2.01.2009

2009

can't believe it's 2009 already--boards are a couple months away, third year rotations begin soon after, i'm 27 in june and that's pretty dang old, trung and i are almost hitting our 2 year anniversary, and my dad's hitting the big 6-5 this year. where did the time go?

i guess it's a good thing that i wasn't counting the hours from boredom, but part of me is sad that so much time and energy had to go into school and not much else, and now 2008 is gone forever. a couple of years ago, i felt like being "old" was so far away... now it suddenly feels like there's not enough time to do everything in one lifetime. there's also this urgency... this feeling that i have to get so much done in the next few years, before my dad succumbs to his tired body and before adulthood settles in once and for all.

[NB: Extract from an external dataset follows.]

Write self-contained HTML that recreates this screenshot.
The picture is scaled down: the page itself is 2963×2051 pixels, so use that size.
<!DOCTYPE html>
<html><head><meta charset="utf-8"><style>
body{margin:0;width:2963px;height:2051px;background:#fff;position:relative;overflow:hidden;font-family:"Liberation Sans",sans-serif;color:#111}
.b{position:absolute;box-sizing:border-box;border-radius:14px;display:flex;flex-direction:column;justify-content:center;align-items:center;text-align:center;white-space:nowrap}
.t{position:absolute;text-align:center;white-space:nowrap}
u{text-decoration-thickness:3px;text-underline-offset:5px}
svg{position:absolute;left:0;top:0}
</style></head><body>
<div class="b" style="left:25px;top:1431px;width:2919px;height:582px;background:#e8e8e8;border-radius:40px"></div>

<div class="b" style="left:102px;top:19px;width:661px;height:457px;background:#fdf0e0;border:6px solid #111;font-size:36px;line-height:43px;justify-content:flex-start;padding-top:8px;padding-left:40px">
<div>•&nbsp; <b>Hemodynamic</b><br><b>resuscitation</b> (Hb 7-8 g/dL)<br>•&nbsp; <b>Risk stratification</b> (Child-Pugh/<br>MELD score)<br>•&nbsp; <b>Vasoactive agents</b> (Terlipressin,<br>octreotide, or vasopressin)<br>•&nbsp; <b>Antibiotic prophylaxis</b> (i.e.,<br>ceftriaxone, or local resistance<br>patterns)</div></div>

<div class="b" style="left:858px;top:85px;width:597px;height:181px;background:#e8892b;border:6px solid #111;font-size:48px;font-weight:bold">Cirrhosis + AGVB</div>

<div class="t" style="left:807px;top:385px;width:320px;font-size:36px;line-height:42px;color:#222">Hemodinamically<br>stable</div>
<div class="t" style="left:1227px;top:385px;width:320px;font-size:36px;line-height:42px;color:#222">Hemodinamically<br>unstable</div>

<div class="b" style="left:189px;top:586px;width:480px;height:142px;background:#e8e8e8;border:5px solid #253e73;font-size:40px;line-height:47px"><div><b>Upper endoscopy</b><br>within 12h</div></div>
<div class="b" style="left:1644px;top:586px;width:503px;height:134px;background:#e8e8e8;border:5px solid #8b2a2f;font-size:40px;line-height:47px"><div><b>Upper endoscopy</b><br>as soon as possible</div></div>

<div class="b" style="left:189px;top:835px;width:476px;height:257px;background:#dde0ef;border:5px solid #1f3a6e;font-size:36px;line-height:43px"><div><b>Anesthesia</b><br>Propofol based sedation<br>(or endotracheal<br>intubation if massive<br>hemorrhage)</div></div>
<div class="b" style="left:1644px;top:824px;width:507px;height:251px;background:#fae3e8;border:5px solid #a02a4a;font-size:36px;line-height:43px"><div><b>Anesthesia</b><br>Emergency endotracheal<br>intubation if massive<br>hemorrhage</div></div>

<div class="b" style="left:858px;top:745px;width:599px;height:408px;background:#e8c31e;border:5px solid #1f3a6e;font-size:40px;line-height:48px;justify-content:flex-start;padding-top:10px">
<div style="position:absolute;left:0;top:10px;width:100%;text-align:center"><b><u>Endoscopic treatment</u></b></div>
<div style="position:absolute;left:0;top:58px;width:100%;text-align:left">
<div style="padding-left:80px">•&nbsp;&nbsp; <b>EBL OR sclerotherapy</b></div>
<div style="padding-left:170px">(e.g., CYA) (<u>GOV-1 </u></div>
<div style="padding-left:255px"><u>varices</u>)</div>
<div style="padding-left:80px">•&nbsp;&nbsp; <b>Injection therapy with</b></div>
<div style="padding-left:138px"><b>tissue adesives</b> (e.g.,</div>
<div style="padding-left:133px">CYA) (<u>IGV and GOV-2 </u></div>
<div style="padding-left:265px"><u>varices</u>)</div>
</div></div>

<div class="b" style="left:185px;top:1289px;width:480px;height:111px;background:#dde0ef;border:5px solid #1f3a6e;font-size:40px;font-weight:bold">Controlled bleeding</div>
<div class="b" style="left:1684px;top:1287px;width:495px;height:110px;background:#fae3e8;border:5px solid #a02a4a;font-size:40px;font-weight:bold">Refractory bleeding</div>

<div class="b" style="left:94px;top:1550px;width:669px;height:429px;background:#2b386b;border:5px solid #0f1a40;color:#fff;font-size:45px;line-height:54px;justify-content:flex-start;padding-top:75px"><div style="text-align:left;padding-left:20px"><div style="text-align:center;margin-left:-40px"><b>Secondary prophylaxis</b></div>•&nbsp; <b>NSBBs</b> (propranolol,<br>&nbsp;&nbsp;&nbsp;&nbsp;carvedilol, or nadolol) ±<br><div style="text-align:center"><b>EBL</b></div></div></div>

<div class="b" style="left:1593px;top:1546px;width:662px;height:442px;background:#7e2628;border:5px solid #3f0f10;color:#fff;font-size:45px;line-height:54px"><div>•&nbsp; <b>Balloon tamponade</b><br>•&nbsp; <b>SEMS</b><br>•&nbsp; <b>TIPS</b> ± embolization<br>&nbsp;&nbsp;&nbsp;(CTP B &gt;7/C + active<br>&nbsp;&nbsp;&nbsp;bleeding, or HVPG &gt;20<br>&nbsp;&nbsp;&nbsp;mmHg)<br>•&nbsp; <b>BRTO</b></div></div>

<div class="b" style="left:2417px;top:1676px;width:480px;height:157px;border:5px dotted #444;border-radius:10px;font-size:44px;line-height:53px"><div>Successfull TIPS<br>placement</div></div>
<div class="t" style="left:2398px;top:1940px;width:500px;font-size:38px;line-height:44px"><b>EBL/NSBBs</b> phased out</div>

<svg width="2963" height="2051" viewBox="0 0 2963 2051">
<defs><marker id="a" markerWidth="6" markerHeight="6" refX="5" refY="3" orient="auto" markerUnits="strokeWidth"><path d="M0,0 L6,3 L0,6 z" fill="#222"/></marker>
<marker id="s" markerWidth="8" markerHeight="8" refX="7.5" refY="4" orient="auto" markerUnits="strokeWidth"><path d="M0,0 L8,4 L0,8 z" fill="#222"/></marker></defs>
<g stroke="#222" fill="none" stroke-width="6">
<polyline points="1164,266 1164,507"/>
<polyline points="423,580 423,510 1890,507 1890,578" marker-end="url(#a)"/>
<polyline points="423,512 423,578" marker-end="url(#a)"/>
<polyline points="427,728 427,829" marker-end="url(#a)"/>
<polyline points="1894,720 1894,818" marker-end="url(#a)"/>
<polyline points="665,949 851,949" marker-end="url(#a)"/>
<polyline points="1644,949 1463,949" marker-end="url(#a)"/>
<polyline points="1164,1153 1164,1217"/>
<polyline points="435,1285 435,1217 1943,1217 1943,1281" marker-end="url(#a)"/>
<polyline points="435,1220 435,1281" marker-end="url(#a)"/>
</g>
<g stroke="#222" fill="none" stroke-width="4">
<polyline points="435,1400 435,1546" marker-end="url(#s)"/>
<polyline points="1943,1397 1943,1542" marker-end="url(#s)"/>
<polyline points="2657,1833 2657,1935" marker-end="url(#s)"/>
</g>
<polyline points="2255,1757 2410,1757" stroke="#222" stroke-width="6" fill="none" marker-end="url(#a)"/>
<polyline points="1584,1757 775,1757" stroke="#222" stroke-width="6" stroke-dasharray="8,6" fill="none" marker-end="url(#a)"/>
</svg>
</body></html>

i hope all the sacrifices i'm making now will be ultimately worthwhile and that one day, i can make up for lost time with friends, family, art, music, travel, and life in general. 2 more years of the med school bubble and then back to the bay to pop it... if only there were more hours in the day, less sleep needed to keep my mind and body going, and more bling bling to pay for everything i want to do. i would learn how to fly, get my ninja 250, travel to india, paint, design, sew, knit... help my parents with their business, catch up with my buddies, plan some fun outings, meet new faces... all while acing med school. a girl can dream.

i think i have beat this thought to death. bedtime.